begin LISTED ENTRIES

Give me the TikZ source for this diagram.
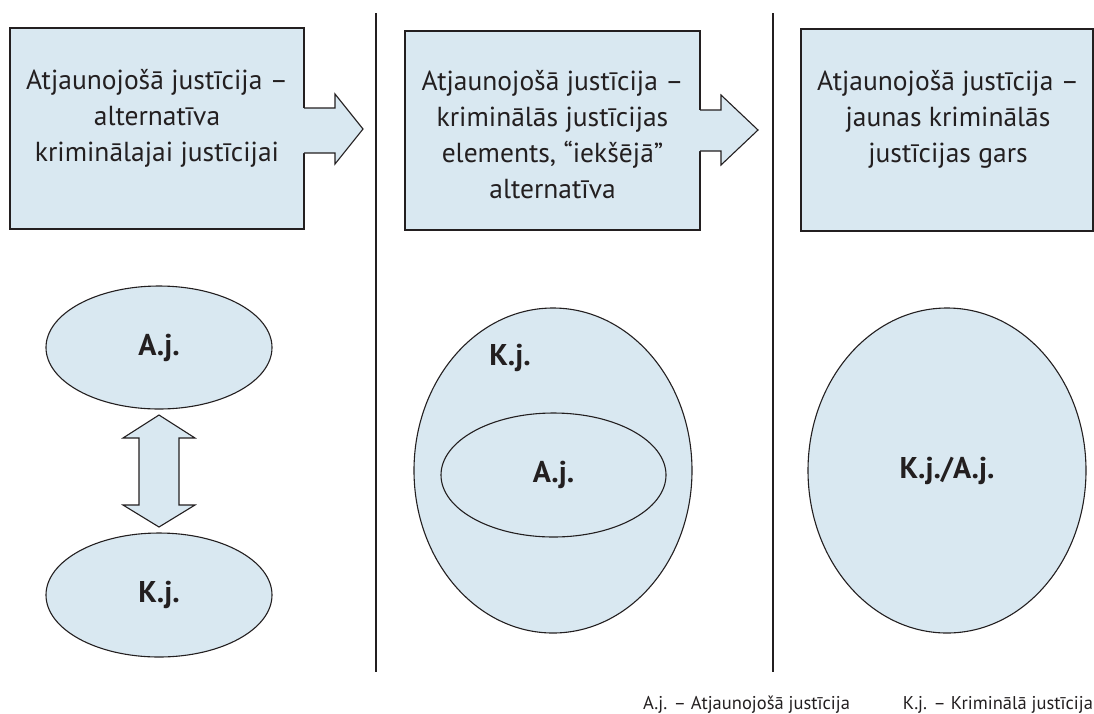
\documentclass[tikz,border=0pt]{standalone}
\usepackage{fontspec}
\setmainfont{PT Sans}
\usetikzlibrary{shapes.geometric}
\definecolor{boxfill}{RGB}{217,232,241}
\definecolor{ink}{RGB}{35,31,32}
\tikzset{
  x=1pt, y=-1pt,
  every node/.style={inner sep=0pt, outer sep=0pt},
  panel/.style={draw=ink, fill=boxfill, line width=1.1pt, rectangle},
  paneltext/.style={anchor=north, align=center, text=ink, font=\fontsize{27.5}{36}\selectfont},
  labelfont/.style={font=\fontsize{30}{32}\selectfont\bfseries, text=ink},
  oval/.style={draw=ink, fill=boxfill, line width=1.1pt, ellipse, labelfont},
  arrowfill/.style={fill=boxfill},
  arrowline/.style={draw=ink, line width=1.1pt, line join=miter},
  divider/.style={draw=ink, line width=1.1pt},
  legend/.style={text=ink, font=\fontsize{18.5}{20}\selectfont}
}
\begin{document}
\begin{tikzpicture}
\useasboundingbox (0,0) rectangle (1094,713);

% panel boxes
\node[panel, minimum width=294pt, minimum height=201pt] (b1) at (157,128.5) {};
\node[panel, minimum width=295pt, minimum height=199pt] (b2) at (552.5,130.5) {};
\node[panel, minimum width=292pt, minimum height=202pt] (b3) at (947,130) {};

% arrow 1
\coordinate (a1s) at (304,108);
\coordinate (a1e) at (304,153);
\fill[arrowfill] (302,108) -- (335,108) -- (335,94) -- (363,129) -- (335,164) -- (335,153) -- (302,153) -- cycle;
\draw[arrowline] (a1s) -- (335,108) -- (335,94) -- (363,129) -- (335,164) -- (335,153) -- (a1e);

% arrow 2
\coordinate (a2s) at (700,110);
\coordinate (a2e) at (700,151);
\fill[arrowfill] (698,110) -- (721,110) -- (721,95) -- (758,130) -- (721,165) -- (721,151) -- (698,151) -- cycle;
\draw[arrowline] (a2s) -- (721,110) -- (721,95) -- (758,130) -- (721,165) -- (721,151) -- (a2e);

% panel texts
\node[paneltext] (t1) at (157,69) {Atjaunojošā justīcija –\\alternatīva\\kriminālajai justīcijai};
\node[paneltext] (t2) at (552.5,70) {Atjaunojošā justīcija –\\kriminālās justīcijas\\elements, “iekšējā”\\alternatīva};
\node[paneltext] (t3) at (948,70) {Atjaunojošā justīcija –\\jaunas kriminālās\\justīcijas gars};

% dividers
\coordinate (d1t) at (376,13);
\coordinate (d1b) at (376,672);
\coordinate (d2t) at (773,13);
\coordinate (d2b) at (773,672);
\draw[divider] (d1t) -- (d1b);
\draw[divider] (d2t) -- (d2b);

% left column
\node[oval, minimum width=226pt, minimum height=123pt] (aj1) at (159,347.5) {A.j.};
\node[oval, minimum width=226pt, minimum height=124pt] (kj1) at (159,595) {K.j.};
\draw[arrowline, fill=boxfill] (159,415) -- (195,438) -- (179,438) -- (179,505) -- (195,505) -- (159,527) -- (123,505) -- (139,505) -- (139,438) -- (123,438) -- cycle;

% middle column
\node[oval, minimum width=278pt, minimum height=325pt] (kj2) at (553,470.5) {};
\node[oval, minimum width=225pt, minimum height=124pt] (aj2) at (553.5,475) {A.j.};
\node[labelfont] (kj2l) at (510,358) {K.j.};

% right column
\node[oval, minimum width=278pt, minimum height=325pt] (kjaj) at (947,470.5) {K.j./A.j.};

% legend
\node[legend, anchor=base east] (l1) at (850,709) {A.j. – Atjaunojošā justīcija};
\node[legend, anchor=base east] (l2) at (1093,709) {K.j. – Kriminālā justīcija};
\end{tikzpicture}
\end{document}
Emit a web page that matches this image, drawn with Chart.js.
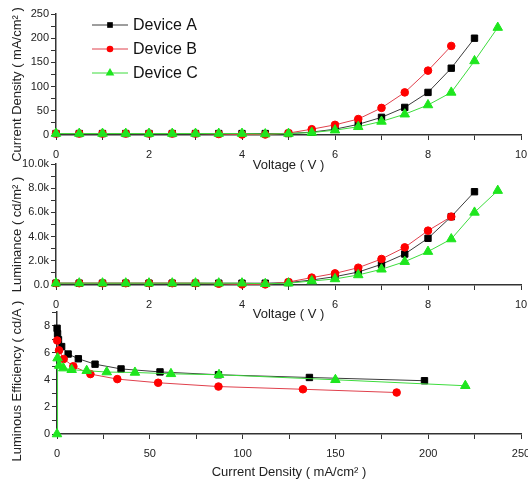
<!DOCTYPE html>
<html>
<head>
<meta charset="utf-8">
<script src="https://cdn.jsdelivr.net/npm/chart.js@4.4.0/dist/chart.umd.min.js"></script>
<style>
  body { margin: 0; background: #fff; }
  #wrap { position: relative; width: 528px; height: 484px; overflow: hidden; }
  canvas { position: absolute; left: 0; }
</style>
</head>
<body>
<div id="wrap">
  <canvas id="jv" width="528" height="175" style="top:0px"></canvas>
  <canvas id="lv" width="528" height="175" style="top:150px"></canvas>
  <canvas id="eff" width="528" height="186" style="top:298px"></canvas>
</div>
<script>
// values
const voltage = [0, 0.5, 1, 1.5, 2, 2.5, 3, 3.5, 4, 4.5, 5, 5.5, 6, 6.5, 7, 7.5, 8, 8.5, 9, 9.5];
const labels = ['Device A', 'Device B', 'Device C'];

// current density (mA/cm2) vs voltage
const currentA = [3, 3, 3, 3, 3, 3, 3, 3, 3, 3, 3, 6, 12, 22, 36.5, 57, 88, 138, 200];
const currentB = [3, 3, 3, 3, 3, 3, 3, 2, 1, 1, 4, 12, 21, 33, 56, 88, 133, 184];
const currentC = [3, 3, 3, 3, 3, 3, 3, 3, 3, 2, 3, 5, 10, 17, 28, 43, 62, 88, 153, 222];

// luminance (cd/m2) vs voltage
const lumA = [150, 150, 150, 150, 150, 150, 150, 150, 150, 150, 200, 413, 690, 1070, 1710, 2560, 3860, 5650, 7710];
const lumB = [150, 150, 150, 150, 150, 150, 150, 100, 50, 50, 250, 610, 960, 1430, 2150, 3110, 4490, 5650];
const lumC = [150, 150, 150, 150, 150, 150, 150, 150, 150, 100, 150, 330, 500, 830, 1300, 1930, 2760, 3800, 6000, 7800];

// luminous efficiency (cd/A) vs current density
const effCdA = [0.05, 0.3, 0.8, 2.5, 6, 11.5, 20.5, 34.5, 55.5, 87, 136, 198];
const effA = [7.8, 7.4, 6.95, 6.45, 5.9, 5.55, 5.15, 4.8, 4.58, 4.37, 4.17, 3.93];
const effCdB = [0.1, 1.1, 3.6, 8.8, 18, 32.5, 54.5, 87, 132.5, 183];
const effB = [6.9, 6.17, 5.53, 5.0, 4.42, 4.05, 3.78, 3.5, 3.3, 3.06];
const effCdC = [0, 0.3, 1.2, 3.4, 7.9, 16, 26.8, 42, 61.4, 87.3, 150, 220];
const effC = [0, 5.6, 5.05, 4.86, 4.74, 4.67, 4.57, 4.54, 4.44, 4.37, 4.0, 3.56];

Chart.defaults.font.family = '"Liberation Sans", Arial, sans-serif';
Chart.defaults.color = '#222';

const looks = [
  { borderColor: '#3c3c3c', pointBackgroundColor: '#000', pointBorderColor: '#000', pointStyle: 'rect', pointRadius: 4.5, order: 3 },
  { borderColor: '#e0404c', pointBackgroundColor: '#f00', pointBorderColor: '#f00', pointStyle: 'circle', pointRadius: 3.8, order: 2 },
  { borderColor: '#3ddc3d', pointBackgroundColor: '#1ee61e', pointBorderColor: '#1ee61e', pointStyle: 'triangle', pointRadius: 5.5, order: 1 }
];

function pts(xs, ys) {
  return ys.map((y, i) => ({ x: xs[i], y: y }));
}

function series(i, xs, ys) {
  return Object.assign({
    label: labels[i],
    data: pts(xs, ys),
    borderWidth: 1,
    pointBorderWidth: 1,
    tension: 0,
    clip: false
  }, looks[i]);
}

// axis titles placed like the original figure
const axisTitles = {
  id: 'axisTitles',
  afterDraw(chart, args, opts) {
    const ctx = chart.ctx, a = chart.chartArea;
    ctx.save();
    ctx.fillStyle = '#222';
    ctx.font = '13px "Liberation Sans", Arial, sans-serif';
    ctx.textAlign = 'center';
    ctx.textBaseline = 'middle';
    ctx.fillText(opts.xText, (a.left + a.right) / 2, a.bottom + opts.xOffset);
    ctx.translate(17, (a.top + a.bottom) / 2 + opts.yShift);
    ctx.rotate(-Math.PI / 2);
    ctx.fillText(opts.yText, 0, 0);
    ctx.restore();
  }
};

function marker(ctx, style, r, x, y) {
  ctx.beginPath();
  if (style === 'rect') {
    const s = r * Math.SQRT1_2;
    ctx.rect(x - s, y - s, 2 * s, 2 * s);
  } else if (style === 'circle') {
    ctx.arc(x, y, r, 0, Math.PI * 2);
  } else {
    ctx.moveTo(x, y - r);
    ctx.lineTo(x + r * 0.866, y + r * 0.5);
    ctx.lineTo(x - r * 0.866, y + r * 0.5);
    ctx.closePath();
  }
  ctx.fill();
}

// legend with line + symbol inside the top panel
const insideLegend = {
  id: 'insideLegend',
  afterDraw(chart, args, opts) {
    if (!opts.show) return;
    const ctx = chart.ctx;
    chart.data.datasets.forEach((ds, i) => {
      const y = opts.top + i * opts.gap;
      ctx.save();
      ctx.strokeStyle = ds.borderColor;
      ctx.lineWidth = 1;
      ctx.beginPath();
      ctx.moveTo(opts.left, y);
      ctx.lineTo(opts.left + 36, y);
      ctx.stroke();
      ctx.fillStyle = ds.pointBackgroundColor;
      marker(ctx, ds.pointStyle, ds.pointRadius - 0.5, opts.left + 18, y);
      ctx.fillStyle = '#111';
      ctx.font = '16px "Liberation Sans", Arial, sans-serif';
      ctx.textBaseline = 'middle';
      ctx.fillText(ds.label, opts.left + 41, y + 1);
      ctx.restore();
    });
  }
};

function xAxis(max, step, every, height) {
  return {
    type: 'linear', min: 0, max: max,
    ticks: {
      stepSize: step, padding: 8, autoSkip: false, maxRotation: 0,
      font: { size: 11 },
      callback: v => (v % every === 0 ? String(v) : '')
    },
    grid: { drawOnChartArea: false, tickLength: 5, color: '#333' },
    border: { color: '#333', width: 1.5 },
    afterFit: s => { s.height = height; s.paddingLeft = 0; s.paddingRight = 0; }
  };
}

function yAxis(max, step, every, width, fmt) {
  return {
    type: 'linear', min: 0, max: max,
    ticks: {
      stepSize: step, padding: 2, autoSkip: false,
      font: { size: 11 },
      callback: v => (v % every === 0 ? fmt(v) : '')
    },
    grid: { drawOnChartArea: false, tickLength: 5, color: '#333' },
    border: { color: '#333', width: 1.5 },
    afterFit: s => { s.width = width; s.paddingTop = 0; s.paddingBottom = 0; }
  };
}

function panel(id, datasets, xs, ys, titles, legend) {
  return new Chart(document.getElementById(id), {
    type: 'line',
    data: { datasets: datasets },
    options: {
      responsive: false,
      animation: false,
      layout: { padding: { left: 0, right: 7, top: 14, bottom: 0 } },
      scales: { x: xs, y: ys },
      plugins: {
        legend: { display: false },
        tooltip: { enabled: false },
        axisTitles: titles,
        insideLegend: { show: legend, left: 92, top: 25, gap: 24 }
      }
    },
    plugins: [axisTitles, insideLegend]
  });
}

panel('jv',
  [series(0, voltage, currentA), series(1, voltage, currentB), series(2, voltage, currentC)],
  xAxis(10, 1, 2, 40),
  yAxis(250, 25, 50, 56, v => String(v)),
  { xText: 'Voltage ( V )', xOffset: 30, yText: 'Current Density ( mA/cm\u00b2 )', yShift: 10 },
  true);

panel('lv',
  [series(0, voltage, lumA), series(1, voltage, lumB), series(2, voltage, lumC)],
  xAxis(10, 1, 2, 40),
  yAxis(10000, 1000, 2000, 56, v => (v === 0 ? '0.0' : (v / 1000).toFixed(1) + 'k')),
  { xText: 'Voltage ( V )', xOffset: 29, yText: 'Luminance ( cd/m\u00b2 )', yShift: 10 },
  false);

panel('eff',
  [series(0, effCdA, effA), series(1, effCdB, effB), series(2, effCdC, effC)],
  xAxis(250, 25, 50, 50),
  yAxis(9, 1, 2, 57, v => String(v)),
  { xText: 'Current Density ( mA/cm\u00b2 )', xOffset: 38, yText: 'Luminous Efficiency ( cd/A )', yShift: 8 },
  false);
</script>
</body>
</html>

end LISTED ENTRIES

### THE TASK
Beginning with the line above that contains "Emit a web page" and finishing with the line that contains "88, 153, 222];", print those lines exactly and only. Skip all pictures.

### OUTPUT FOR THIS EXERCISE
Emit a web page that matches this image, drawn with Chart.js.
<!DOCTYPE html>
<html>
<head>
<meta charset="utf-8">
<script src="https://cdn.jsdelivr.net/npm/chart.js@4.4.0/dist/chart.umd.min.js"></script>
<style>
  body { margin: 0; background: #fff; }
  #wrap { position: relative; width: 528px; height: 484px; overflow: hidden; }
  canvas { position: absolute; left: 0; }
</style>
</head>
<body>
<div id="wrap">
  <canvas id="jv" width="528" height="175" style="top:0px"></canvas>
  <canvas id="lv" width="528" height="175" style="top:150px"></canvas>
  <canvas id="eff" width="528" height="186" style="top:298px"></canvas>
</div>
<script>
// values
const voltage = [0, 0.5, 1, 1.5, 2, 2.5, 3, 3.5, 4, 4.5, 5, 5.5, 6, 6.5, 7, 7.5, 8, 8.5, 9, 9.5];
const labels = ['Device A', 'Device B', 'Device C'];

// current density (mA/cm2) vs voltage
const currentA = [3, 3, 3, 3, 3, 3, 3, 3, 3, 3, 3, 6, 12, 22, 36.5, 57, 88, 138, 200];
const currentB = [3, 3, 3, 3, 3, 3, 3, 2, 1, 1, 4, 12, 21, 33, 56, 88, 133, 184];
const currentC = [3, 3, 3, 3, 3, 3, 3, 3, 3, 2, 3, 5, 10, 17, 28, 43, 62, 88, 153, 222];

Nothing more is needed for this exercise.